Mercury and selenium distribution in human brain tissue using synchrotron micro-X-ray fluorescence

Abstract

Abstract Mercury is a well-recognized environmental contaminant and neurotoxin, having been associated with a number of deleterious neurological conditions including neurodegenerative diseases, such as Alzheimer's disease. To investigate how mercury and other metals behave in the brain, we used synchrotron micro-X-ray fluorescence to map the distribution pattern and quantify concentrations of metals in human brain. Brain tissue was provided by the Rush Alzheimer's Disease Center and samples originated from individuals diagnosed with Alzheimer's disease and without cognitive impairment.
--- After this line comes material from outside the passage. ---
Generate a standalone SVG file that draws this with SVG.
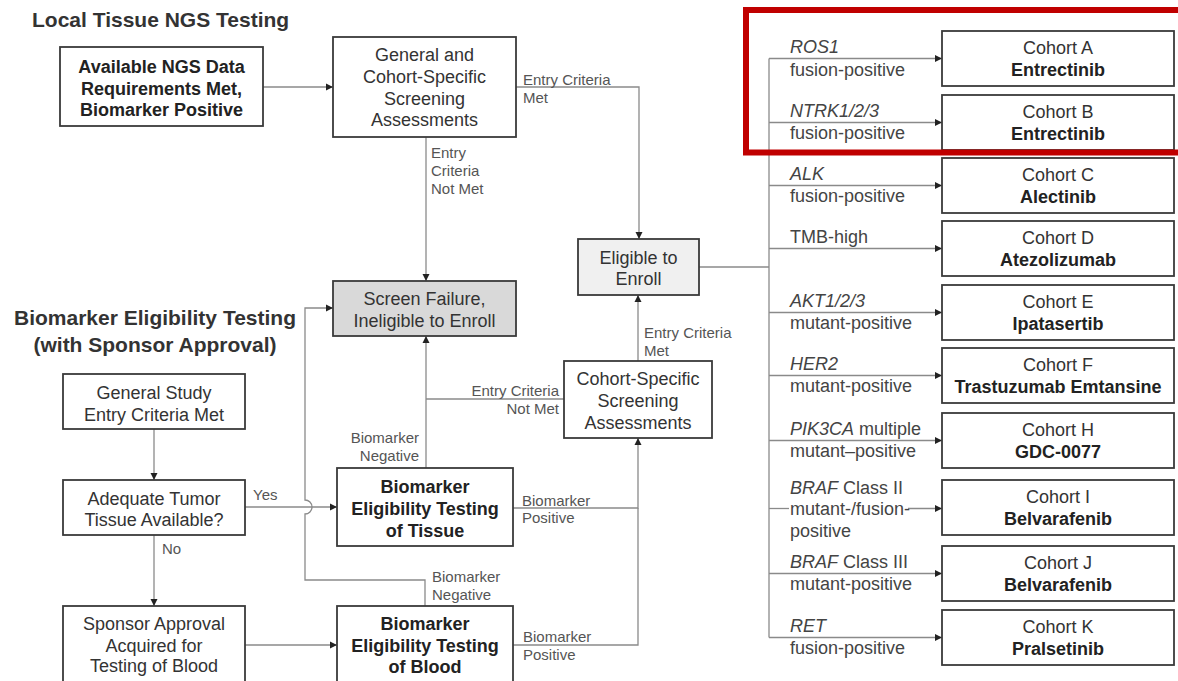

Data were collected at the 2-ID-E beamline at the Advanced Photon Source at Argonne National Laboratory with an incident beam energy of 13 keV. Course scans were performed at low resolution to determine gross tissue features, after which smaller regions were selected to image at higher resolution. The findings revealed (1) the existence of mercury particles in the brain samples of two subjects; (2) co-localization and linear correlation of mercury and selenium in all particles; (3) co-localization of these particles with zinc structures; and (4) association with sulfur in some of these particles. These results suggest that selenium and sulfur may play protective roles against mercury in the brain, potentially binding with the metal to reduce the induced toxicity, although at different affinities. Our findings call for further studies to investigate the relationship between mercury, selenium, and sulfur, as well as the potential implications in Alzheimer's disease and related dementias.